WHAT TO PRODUCE: Reproduce the material below line by line, beginning with its first line and ending with the line that contains "import * as"; leave out pictures.

DATA SECTION:
--- START ---
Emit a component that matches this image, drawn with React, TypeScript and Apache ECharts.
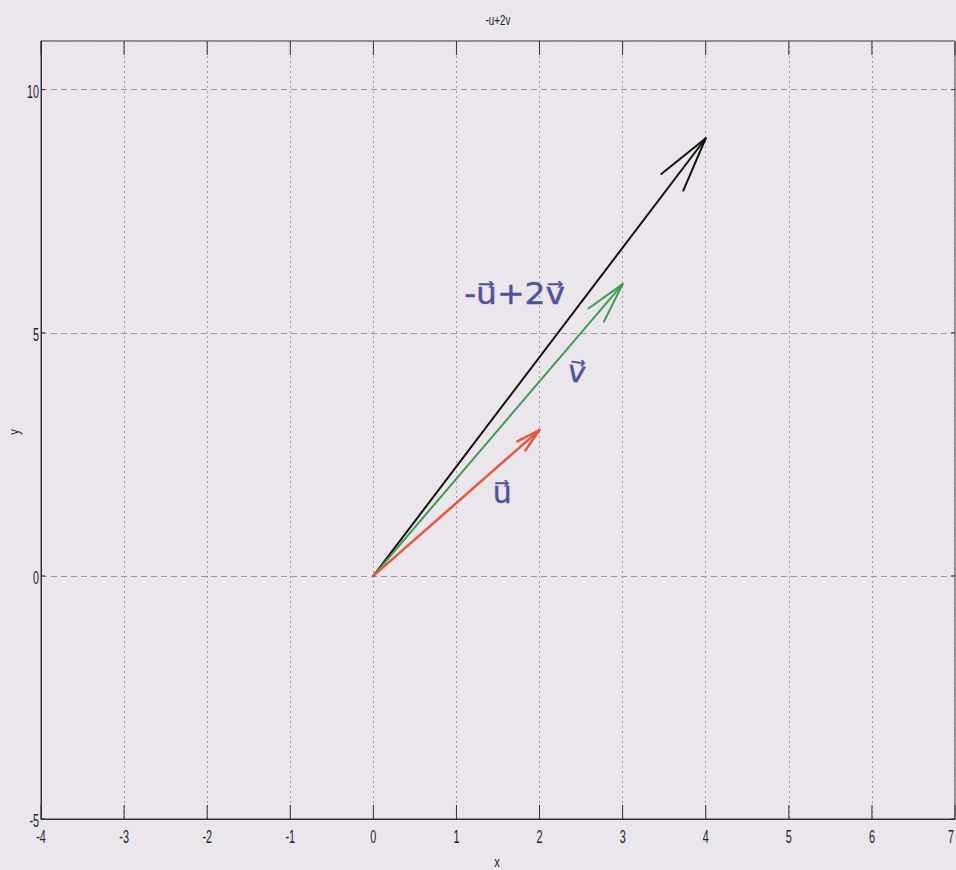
import React, { useEffect, useRef } from "react";
import * as echarts from "echarts";

// ---- data ----
const chartTitle = "-u+2v";
const xName = "x";
const yName = "y";
const xRange = [-4, 7];
const yRange = [-5, 11];
const xStep = 1;
const yStep = 5;
const xTicks = [-4, -3, -2, -1, 0, 1, 2, 3, 4, 5, 6, 7];
const yTicks = [-5, 0, 5, 10];

const vectorNames = ["u", "v", "-u+2v"];
const vectorStart = [
  [0, 0],
  [0, 0],
  [0, 0],
];
const vectorEnd = [
  [2, 3],
  [3, 6],
  [4, 9],
];

// handwritten annotations (text + data position of their centre)
const noteTexts = ["-u\u20D7+2v\u20D7", "v\u20D7", "u\u20D7"];
const notePos = [
  [1.7, 5.8],
  [2.45, 4.2],
  [1.55, 1.72],
];

// ---- styles ----
const vectorStyles = [
  { color: "#E4583F", width: 2.5, head: 25 },
  { color: "#3E9B52", width: 2, head: 42 },
  { color: "#111111", width: 2, head: 57 },
];
const noteColor = "#52529A";
const bg = "#EAE6EC";
const axisColor = "#333";
const gridColor = "#9a9a9a";
const labelFont = "18px 'Liberation Sans', Arial, sans-serif";
const labelScaleX = 0.6;

export default function App() {
  const ref = useRef<HTMLDivElement>(null);

  useEffect(() => {
    if (!ref.current) return;
    const chart = echarts.init(ref.current, undefined, { renderer: "svg" });

    const vectorSeries = vectorNames.map((name, i) => ({
      type: "custom",
      name,
      xAxisIndex: 0,
      yAxisIndex: 0,
      z: 3 + (2 - i),
      data: [[vectorStart[i][0], vectorStart[i][1], vectorEnd[i][0], vectorEnd[i][1]]],
      encode: { x: [0, 2], y: [1, 3] },
      renderItem: (params: any, api: any) => {
        const p0 = api.coord([api.value(0), api.value(1)]);
        const p1 = api.coord([api.value(2), api.value(3)]);
        const st = vectorStyles[i];
        const ang = Math.atan2(p0[1] - p1[1], p0[0] - p1[0]);
        const half = (14 * Math.PI) / 180;
        const b1 = [p1[0] + st.head * Math.cos(ang - half), p1[1] + st.head * Math.sin(ang - half)];
        const b2 = [p1[0] + st.head * Math.cos(ang + half), p1[1] + st.head * Math.sin(ang + half)];
        const ls = { stroke: st.color, lineWidth: st.width, fill: "none", lineCap: "round", lineJoin: "round" };
        return {
          type: "group",
          children: [
            { type: "line", shape: { x1: p0[0], y1: p0[1], x2: p1[0], y2: p1[1] }, style: ls },
            { type: "polyline", shape: { points: [b1, p1, b2] }, style: ls },
          ],
        };
      },
    }));

    const noteSeries = {
      type: "custom",
      name: "notes",
      xAxisIndex: 0,
      yAxisIndex: 0,
      z: 10,
      data: notePos.map((p, i) => [p[0], p[1], i]),
      renderItem: (params: any, api: any) => {
        const p = api.coord([api.value(0), api.value(1)]);
        const idx = api.value(2);
        return {
          type: "text",
          x: p[0],
          y: p[1],
          rotation: idx === 1 ? -0.15 : 0,
          scaleX: idx === 0 ? 1.1 : 1,
          style: {
            text: noteTexts[idx],
            fill: noteColor,
            stroke: noteColor,
            lineWidth: 0.4,
            font: "30px 'DejaVu Sans', sans-serif",
            align: "center",
            verticalAlign: "middle",
          },
        };
      },
    };

    // ticks + tick labels (narrow, like the original plot)
    const tickData = [
      ...xTicks.map((v) => [v, 0]),
      ...yTicks.map((v) => [v, 1]),
    ];
    const tickSeries = {
      type: "custom",
      name: "ticks",
      xAxisIndex: 0,
      yAxisIndex: 0,
      z: 20,
      clip: false,
      silent: true,
      data: tickData,
      renderItem: (params: any, api: any) => {
        const cs = params.coordSys;
        const left = cs.x;
        const right = cs.x + cs.width;
        const top = cs.y;
        const bottom = cs.y + cs.height;
        const v = api.value(0);
        const kind = api.value(1);
        const ls = { stroke: axisColor, lineWidth: 1 };
        if (kind === 0) {
          const px = api.coord([v, yRange[0]])[0];
          const lx = Math.min(px, right - 4);
          return {
            type: "group",
            children: [
              { type: "line", shape: { x1: px, y1: bottom, x2: px, y2: bottom - 14 }, style: ls },
              { type: "line", shape: { x1: px, y1: top, x2: px, y2: top + 14 }, style: ls },
              {
                type: "text",
                x: lx,
                y: bottom + 18,
                scaleX: labelScaleX,
                style: { text: String(v), fill: "#222", font: labelFont, align: "center", verticalAlign: "middle" },
              },
            ],
          };
        }
        const py = api.coord([xRange[0], v])[1];
        return {
          type: "group",
          children: [
            { type: "line", shape: { x1: left, y1: py, x2: left + 4, y2: py }, style: ls },
            { type: "line", shape: { x1: right, y1: py, x2: right - 4, y2: py }, style: ls },
            {
              type: "text",
              x: left - 2,
              y: py + 2,
              scaleX: labelScaleX,
              style: { text: String(v), fill: "#222", font: labelFont, align: "right", verticalAlign: "middle" },
            },
          ],
        };
      },
    };

    chart.setOption({
      animation: false,
      backgroundColor: bg,
      graphic: [
        {
          type: "text",
          x: 498,
          y: 20,
          scaleX: 0.7,
          style: {
            text: chartTitle,
            fill: "#222",
            font: "14px 'Liberation Sans', Arial, sans-serif",
            align: "center",
            verticalAlign: "middle",
          },
        },
        {
          type: "text",
          x: 497,
          y: 862,
          scaleX: 0.75,
          style: {
            text: xName,
            fill: "#222",
            font: "15px 'Liberation Sans', Arial, sans-serif",
            align: "center",
            verticalAlign: "middle",
          },
        },
        {
          type: "text",
          x: 14,
          y: 432,
          rotation: Math.PI / 2,
          scaleX: 0.75,
          style: {
            text: yName,
            fill: "#222",
            font: "15px 'Liberation Sans', Arial, sans-serif",
            align: "center",
            verticalAlign: "middle",
          },
        },
      ],
      grid: {
        left: 41,
        right: 1,
        top: 41,
        bottom: 51,
        show: true,
        containLabel: false,
        outerBoundsMode: "none",
        borderColor: axisColor,
        borderWidth: 1,
        backgroundColor: "transparent",
      },
      xAxis: [
        {
          type: "value",
          position: "bottom",
          min: xRange[0],
          max: xRange[1],
          interval: xStep,
          axisLine: { show: true, onZero: false, lineStyle: { color: axisColor, width: 1 } },
          axisTick: { show: false },
          axisLabel: { show: false },
          splitLine: { show: true, lineStyle: { type: [2, 3], color: gridColor, width: 1 } },
        },
      ],
      yAxis: [
        {
          type: "value",
          position: "left",
          min: yRange[0],
          max: yRange[1],
          interval: yStep,
          axisLine: { show: true, onZero: false, lineStyle: { color: axisColor, width: 1 } },
          axisTick: { show: false },
          axisLabel: { show: false },
          splitLine: { show: true, lineStyle: { type: [6, 4], color: gridColor, width: 1 } },
        },
      ],
      series: [...vectorSeries, noteSeries, tickSeries],
    });

    return () => chart.dispose();
  }, []);

  return (
    <div
      ref={ref}
      style={{ position: "fixed", left: 0, top: 0, width: 956, height: 870, background: bg }}
    />
  );
}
--- END ---
RESULT:
Emit a component that matches this image, drawn with React, TypeScript and Apache ECharts.
import React, { useEffect, useRef } from "react";
import * as echarts from "echarts";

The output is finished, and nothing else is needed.